Graham Norton is also nominated in the 'Entertainment Performance' category along with Sarah Millican, Alan Carr and who I think should win the award, Ant & Dec. I recently wrote a piece for The Huffington Post about why the Geordie duo continue to win awards so rather than repeating a lot of what I've already said, why not check that piece out.
For many of the same reasons that are in that post, I think the 'Reality and Constructed Factual' award should go to I'm A Celebrity... Get Me Out of Here which 11 years on continues to be a great Reality show, weirdly I think, not because of the celebs but because of Ant & Dec who hold it all together so well with such great humour. I mean sure, the celebrities provide most of the material for the duo and you need to look no further than Gillian McKeith and Helen Flanagan to know what I mean.

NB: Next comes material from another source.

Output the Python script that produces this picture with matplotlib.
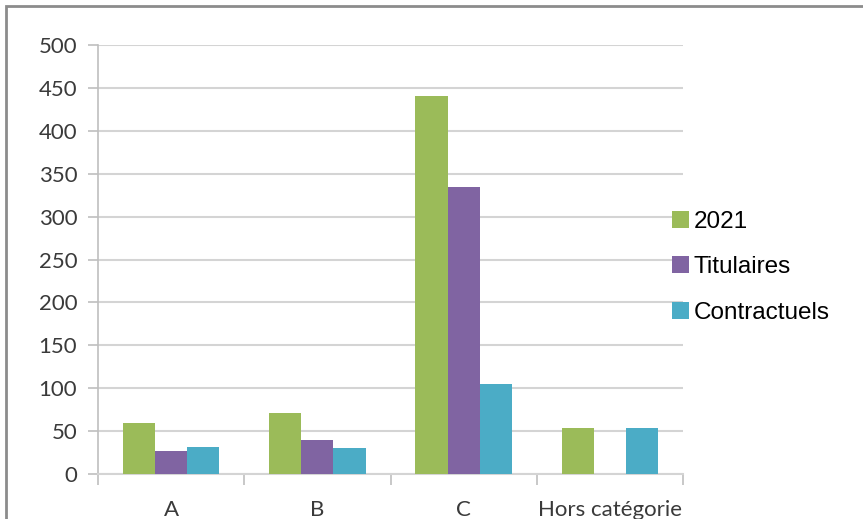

Other programmes nominated in this category are Made In Chelsea, which I have to admit I do enjoy watching, and Monday nights aren't the same without knowing the ins and outs of the Chelsea residents. Whilst I'm a big fan of The Apprentice, The Young Apprentice which has been nominated here I don't feel is as good. Sure these kids (16-17) are intelligent, talented and definitely have a business mind but a lot of the time it comes across as though they are playing the role of those in the grown-up edition and at times that can make for quite difficult watching. Then somewhat of a surprise nomination is one of Channel 4's "this will be bigger than Big Brother" ideas, The Audience. A rather boring show in which one person is followed by 50 members of the public for a week who observe that person's life and then at the end reach a verdict on whatever dilemma that person has been facing all week. Why this has been nominated, I'll never know.
So there we have it, that's who I think should win and I can't wait to tune in on May 12th on BBC One to see who went on to win.